#### Exercise prompt
Pictures stay out of your copy, but everything else in the records below must be repeated exactly.

# Start of Provided data

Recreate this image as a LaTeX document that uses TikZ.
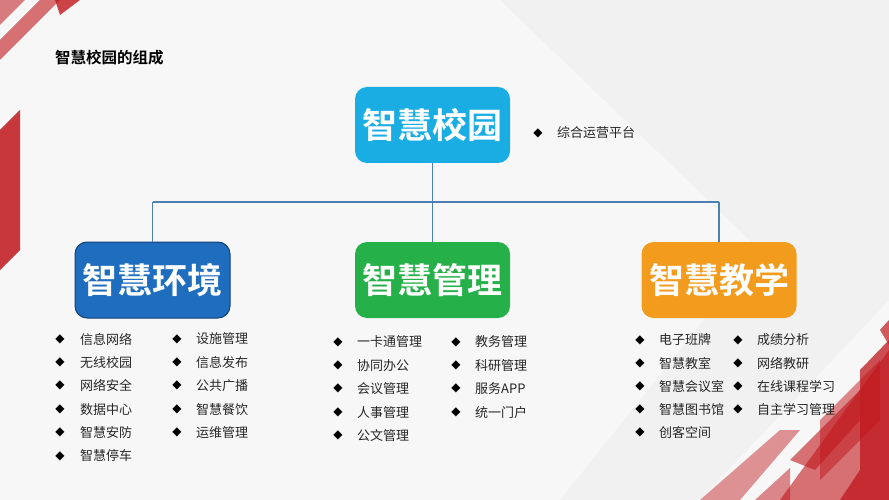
\documentclass[tikz,border=0pt]{standalone}
\usepackage{fontspec}
\setmainfont{Noto Sans CJK SC}
\newfontfamily\cjkb{Noto Sans CJK SC Bold}
\newfontfamily\djsym{DejaVu Sans}
\definecolor{cyanb}{HTML}{1AADE4}
\definecolor{blueb}{HTML}{1F6DBF}
\definecolor{greenb}{HTML}{25B04A}
\definecolor{orangeb}{HTML}{F39B1C}
\definecolor{linec}{HTML}{4D7FB3}
\definecolor{redd}{HTML}{C0161B}
\begin{document}
\begin{tikzpicture}[x=1pt,y=-1pt,
  box/.style={rounded corners=12pt,minimum width=155pt,minimum height=76pt,inner sep=0pt,text=white,font=\cjkb\fontsize{35}{35}\selectfont},
  item/.style={anchor=west,inner sep=0pt,font=\fontsize{13}{13}\selectfont,text=black!85},
  dia/.style={inner sep=0pt,font=\djsym\fontsize{12}{12}\selectfont},
  conn/.style={draw=linec,line width=1.6pt}]
\useasboundingbox (0,0) rectangle (889,500);
\fill[black!3] (0,0) rectangle (889,500);
\fill[black!7,opacity=0.6] (500,0) -- (889,0) -- (889,300) -- (700,500) -- (560,500) -- (760,250) -- cycle;
% red decorations
\fill[redd,opacity=0.85] (0,130) -- (20,110) -- (20,250) -- (0,270) -- cycle;
\fill[redd,opacity=0.6] (0,40) -- (40,0) -- (60,0) -- (0,60) -- cycle;
\fill[redd,opacity=0.8] (55,0) -- (80,0) -- (60,15) -- cycle;
\fill[redd,opacity=0.55] (0,0) -- (25,0) -- (0,25) -- cycle;
\fill[redd,opacity=0.6] (889,350) -- (889,500) -- (780,500) -- cycle;
\fill[redd,opacity=0.75] (860,370) -- (889,340) -- (889,500) -- (840,500) -- (860,470) -- cycle;
\fill[redd,opacity=0.5] (820,420) -- (880,360) -- (880,420) -- (820,480) -- cycle;
\fill[redd,opacity=0.45] (700,500) -- (780,430) -- (800,430) -- (740,500) -- cycle;
\fill[redd,opacity=0.6] (790,460) -- (860,390) -- (860,420) -- (815,470) -- cycle;
\fill[redd,opacity=0.5] (755,500) -- (790,468) -- (790,500) -- cycle;
\fill[redd,opacity=0.7] (880,330) -- (889,320) -- (889,345) -- cycle;
% title
\node[anchor=west,inner sep=0pt,font=\cjkb\fontsize{15.5}{16}\selectfont] (title) at (55,58) {智慧校园的组成};
% boxes
\node[box,fill=cyanb] (top) at (432.5,125) {智慧校园};
\node[box,fill=blueb,draw=blueb!60!black,line width=1pt] (env) at (152.5,280) {智慧环境};
\node[box,fill=greenb] (mgt) at (432.5,280) {智慧管理};
\node[box,fill=orangeb] (edu) at (719,280) {智慧教学};
\coordinate (hub) at (432.5,202);
\coordinate (hl) at (152.5,202);
\coordinate (hr) at (719,202);
\draw[conn] (top.south) -- (hub);
\draw[conn] (hl) -- (hr);
\draw[conn] (hl) -- (env.north);
\draw[conn] (hub) -- (mgt.north);
\draw[conn] (hr) -- (edu.north);
\node[dia] (d0) at (538,133) {◆};
\node[item] (t0) at (557,133) {综合运营平台};
% left
\foreach \t [count=\i] in {信息网络,无线校园,网络安全,数据中心,智慧安防,智慧停车}{
  \node[dia] (la\i) at (60,{339+23.4*(\i-1)}) {◆};
  \node[item] (lt\i) at (80,{339+23.4*(\i-1)}) {\t};}
\foreach \t [count=\i] in {设施管理,信息发布,公共广播,智慧餐饮,运维管理}{
  \node[dia] (lb\i) at (177,{339+23.4*(\i-1)}) {◆};
  \node[item] (lu\i) at (196,{339+23.4*(\i-1)}) {\t};}
% middle
\foreach \t [count=\i] in {一卡通管理,协同办公,会议管理,人事管理,公文管理}{
  \node[dia] (ma\i) at (338,{342+23.4*(\i-1)}) {◆};
  \node[item] (mt\i) at (357,{342+23.4*(\i-1)}) {\t};}
\foreach \t [count=\i] in {教务管理,科研管理,服务APP,统一门户}{
  \node[dia] (mb\i) at (456,{342+23.4*(\i-1)}) {◆};
  \node[item] (mu\i) at (475,{342+23.4*(\i-1)}) {\t};}
% right
\foreach \t [count=\i] in {电子班牌,智慧教室,智慧会议室,智慧图书馆,创客空间}{
  \node[dia] (ra\i) at (640,{340+23.2*(\i-1)}) {◆};
  \node[item] (rt\i) at (659,{340+23.2*(\i-1)}) {\t};}
\foreach \t [count=\i] in {成绩分析,网络教研,在线课程学习,自主学习管理}{
  \node[dia] (rb\i) at (738,{340+23.2*(\i-1)}) {◆};
  \node[item] (ru\i) at (757,{340+23.2*(\i-1)}) {\t};}
\end{tikzpicture}
\end{document}
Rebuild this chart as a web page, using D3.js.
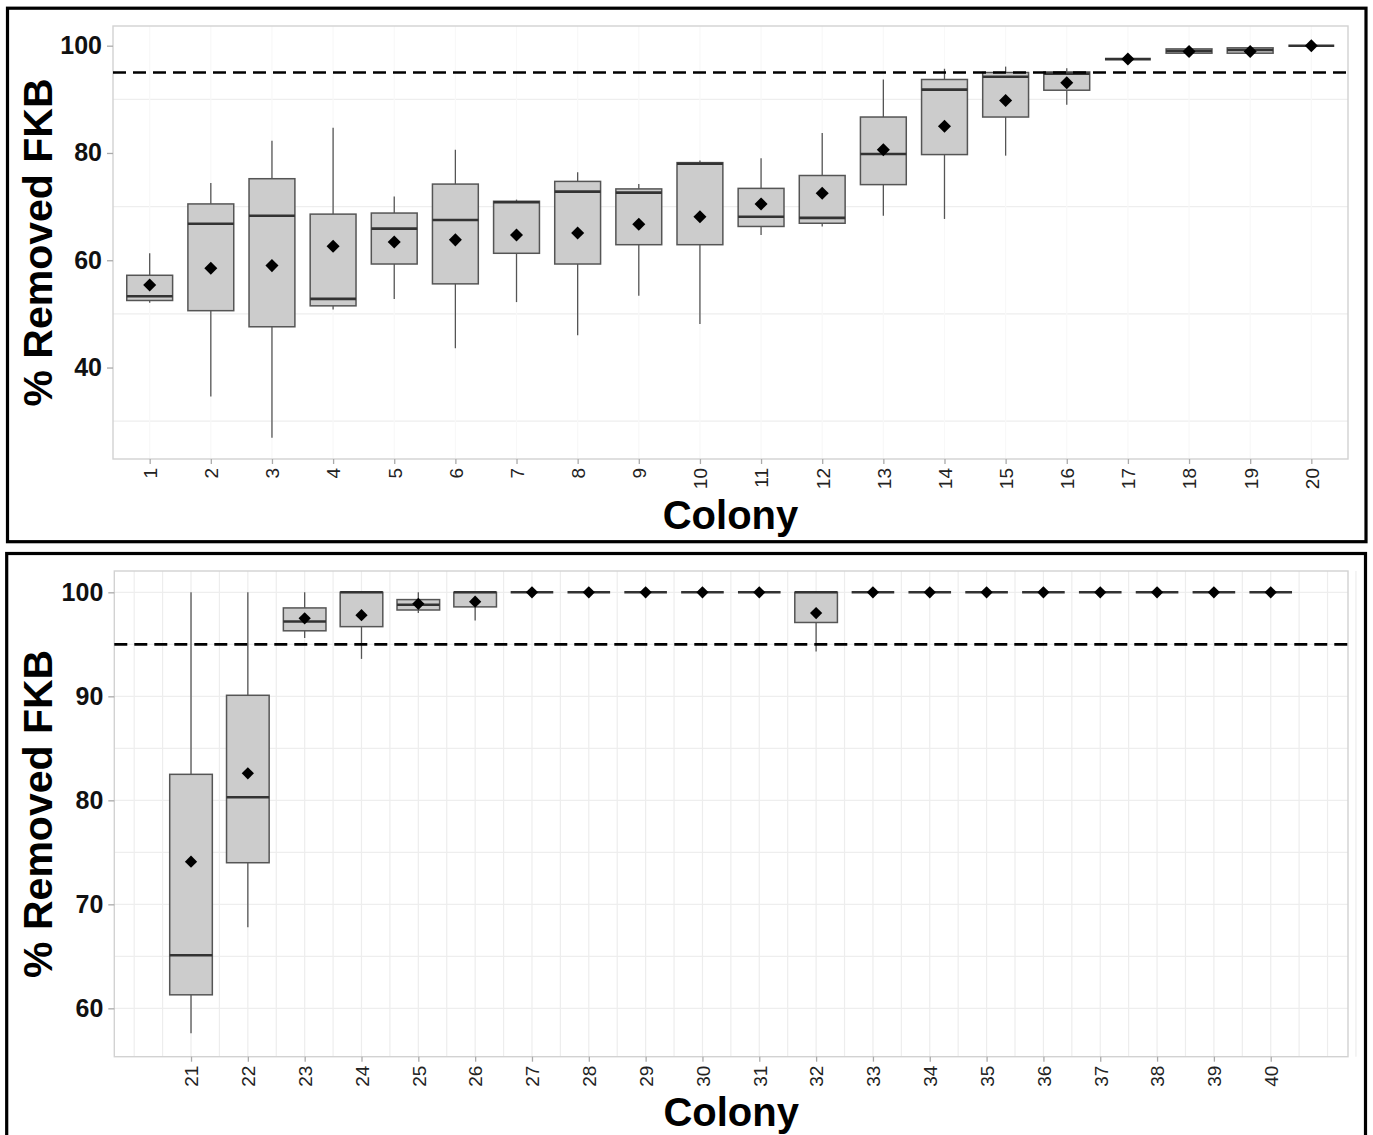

# End of Provided data

#### Final result
Recreate this image as a LaTeX document that uses TikZ.
\documentclass[tikz,border=0pt]{standalone}
\usepackage{fontspec}
\setmainfont{Noto Sans CJK SC}
\newfontfamily\cjkb{Noto Sans CJK SC Bold}
\newfontfamily\djsym{DejaVu Sans}
\definecolor{cyanb}{HTML}{1AADE4}
\definecolor{blueb}{HTML}{1F6DBF}
\definecolor{greenb}{HTML}{25B04A}
\definecolor{orangeb}{HTML}{F39B1C}
\definecolor{linec}{HTML}{4D7FB3}
\definecolor{redd}{HTML}{C0161B}
\begin{document}
\begin{tikzpicture}[x=1pt,y=-1pt,
  box/.style={rounded corners=12pt,minimum width=155pt,minimum height=76pt,inner sep=0pt,text=white,font=\cjkb\fontsize{35}{35}\selectfont},
  item/.style={anchor=west,inner sep=0pt,font=\fontsize{13}{13}\selectfont,text=black!85},
  dia/.style={inner sep=0pt,font=\djsym\fontsize{12}{12}\selectfont},
  conn/.style={draw=linec,line width=1.6pt}]
\useasboundingbox (0,0) rectangle (889,500);
\fill[black!3] (0,0) rectangle (889,500);
\fill[black!7,opacity=0.6] (500,0) -- (889,0) -- (889,300) -- (700,500) -- (560,500) -- (760,250) -- cycle;
% red decorations
\fill[redd,opacity=0.85] (0,130) -- (20,110) -- (20,250) -- (0,270) -- cycle;
\fill[redd,opacity=0.6] (0,40) -- (40,0) -- (60,0) -- (0,60) -- cycle;
\fill[redd,opacity=0.8] (55,0) -- (80,0) -- (60,15) -- cycle;
\fill[redd,opacity=0.55] (0,0) -- (25,0) -- (0,25) -- cycle;
\fill[redd,opacity=0.6] (889,350) -- (889,500) -- (780,500) -- cycle;
\fill[redd,opacity=0.75] (860,370) -- (889,340) -- (889,500) -- (840,500) -- (860,470) -- cycle;
\fill[redd,opacity=0.5] (820,420) -- (880,360) -- (880,420) -- (820,480) -- cycle;
\fill[redd,opacity=0.45] (700,500) -- (780,430) -- (800,430) -- (740,500) -- cycle;
\fill[redd,opacity=0.6] (790,460) -- (860,390) -- (860,420) -- (815,470) -- cycle;
\fill[redd,opacity=0.5] (755,500) -- (790,468) -- (790,500) -- cycle;
\fill[redd,opacity=0.7] (880,330) -- (889,320) -- (889,345) -- cycle;
% title
\node[anchor=west,inner sep=0pt,font=\cjkb\fontsize{15.5}{16}\selectfont] (title) at (55,58) {智慧校园的组成};
% boxes
\node[box,fill=cyanb] (top) at (432.5,125) {智慧校园};
\node[box,fill=blueb,draw=blueb!60!black,line width=1pt] (env) at (152.5,280) {智慧环境};
\node[box,fill=greenb] (mgt) at (432.5,280) {智慧管理};
\node[box,fill=orangeb] (edu) at (719,280) {智慧教学};
\coordinate (hub) at (432.5,202);
\coordinate (hl) at (152.5,202);
\coordinate (hr) at (719,202);
\draw[conn] (top.south) -- (hub);
\draw[conn] (hl) -- (hr);
\draw[conn] (hl) -- (env.north);
\draw[conn] (hub) -- (mgt.north);
\draw[conn] (hr) -- (edu.north);
\node[dia] (d0) at (538,133) {◆};
\node[item] (t0) at (557,133) {综合运营平台};
% left
\foreach \t [count=\i] in {信息网络,无线校园,网络安全,数据中心,智慧安防,智慧停车}{
  \node[dia] (la\i) at (60,{339+23.4*(\i-1)}) {◆};
  \node[item] (lt\i) at (80,{339+23.4*(\i-1)}) {\t};}
\foreach \t [count=\i] in {设施管理,信息发布,公共广播,智慧餐饮,运维管理}{
  \node[dia] (lb\i) at (177,{339+23.4*(\i-1)}) {◆};
  \node[item] (lu\i) at (196,{339+23.4*(\i-1)}) {\t};}
% middle
\foreach \t [count=\i] in {一卡通管理,协同办公,会议管理,人事管理,公文管理}{
  \node[dia] (ma\i) at (338,{342+23.4*(\i-1)}) {◆};
  \node[item] (mt\i) at (357,{342+23.4*(\i-1)}) {\t};}
\foreach \t [count=\i] in {教务管理,科研管理,服务APP,统一门户}{
  \node[dia] (mb\i) at (456,{342+23.4*(\i-1)}) {◆};
  \node[item] (mu\i) at (475,{342+23.4*(\i-1)}) {\t};}
% right
\foreach \t [count=\i] in {电子班牌,智慧教室,智慧会议室,智慧图书馆,创客空间}{
  \node[dia] (ra\i) at (640,{340+23.2*(\i-1)}) {◆};
  \node[item] (rt\i) at (659,{340+23.2*(\i-1)}) {\t};}
\foreach \t [count=\i] in {成绩分析,网络教研,在线课程学习,自主学习管理}{
  \node[dia] (rb\i) at (738,{340+23.2*(\i-1)}) {◆};
  \node[item] (ru\i) at (757,{340+23.2*(\i-1)}) {\t};}
\end{tikzpicture}
\end{document}
Rebuild this chart as a web page, using D3.js.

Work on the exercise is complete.